In the Dutch capital of The Hague, lawyers for the Government of Qatar have sought to use the jurisdiction of the International Court of Justice (ICJ) to have the quartet of the UAE, Saudi Arabia, Bahrain and Egypt to reverse their coordinated sanctions on Doha over its failure to comply with its previously agreed commitments to fight terrorism and the spread of extremism across the greater Gulf region.

Naturally, the World Court, as it is popularly known, has far more pressing legal challenges facing its jurists, and for the Government of Qatar to now turn to the ICJ as a legal remedy to end a situation entirely of its own making, borders on the absurdity of jurisprudence.

The court heard that the shutting of the sea and air spaces to vessels and aircraft registered in Qatar, along with other diplomatic measures implemented by the anti-terror quartet, were together causing economic hardship to Qataris and, in a stretch both of credibility and legal reasoning, Doha claimed that the measures were tantamount to discrimination.

Clearly, given the flawed nature of their suit, it is one without merit, is a waste of the valuable time and resources of the World Court, and amounts to a misuse of process, a mischaracterisation of facts and a miscellany case without merit or proper standing in the chambers of the ICJ. In simple terms, it is a waste of both time and effort.

The reality is that the situation that Qatar finds itself in now — being isolated diplomatically, financially and unable to use the air and sea spaces of the quartet — is entirely of its own making.

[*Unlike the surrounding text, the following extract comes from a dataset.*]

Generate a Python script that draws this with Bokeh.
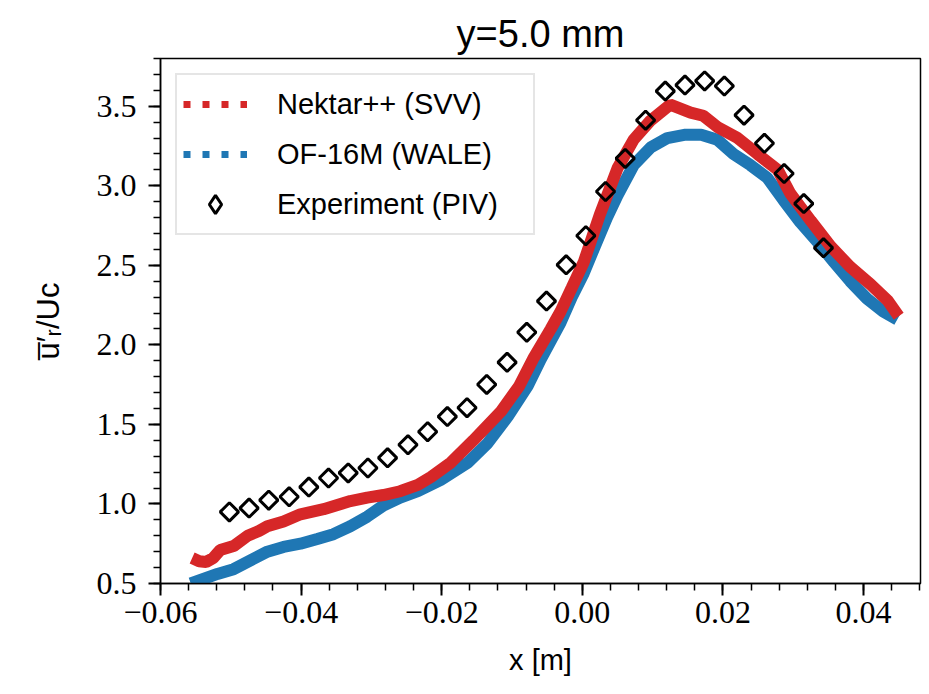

It is now well over a year since these measures were put in place, and over that time, Qatar has continued to use its state-propaganda arm at Al Jazeera to spread falsehoods and to give voice to organisations that spread sedition in the guise of informed debate.

Over these past 13 months, too, fighter jets from Qatar’s air force have buzzed passenger planes from both the UAE and Bahrain in acts of blatant intimidation, putting the safety of all on board these aircraft at risk.

These flagrant acts of malfeasance are now being raised by the UAE, Bahrain, Saudi Arabia and Egypt in the chambers of the ICJ. That is a far more pressing issue, one that has legal merit, requires judicial address and is a clear breach of international legislation and agreements and — unlike Qatar’s diversion — is a good use of the court’s time.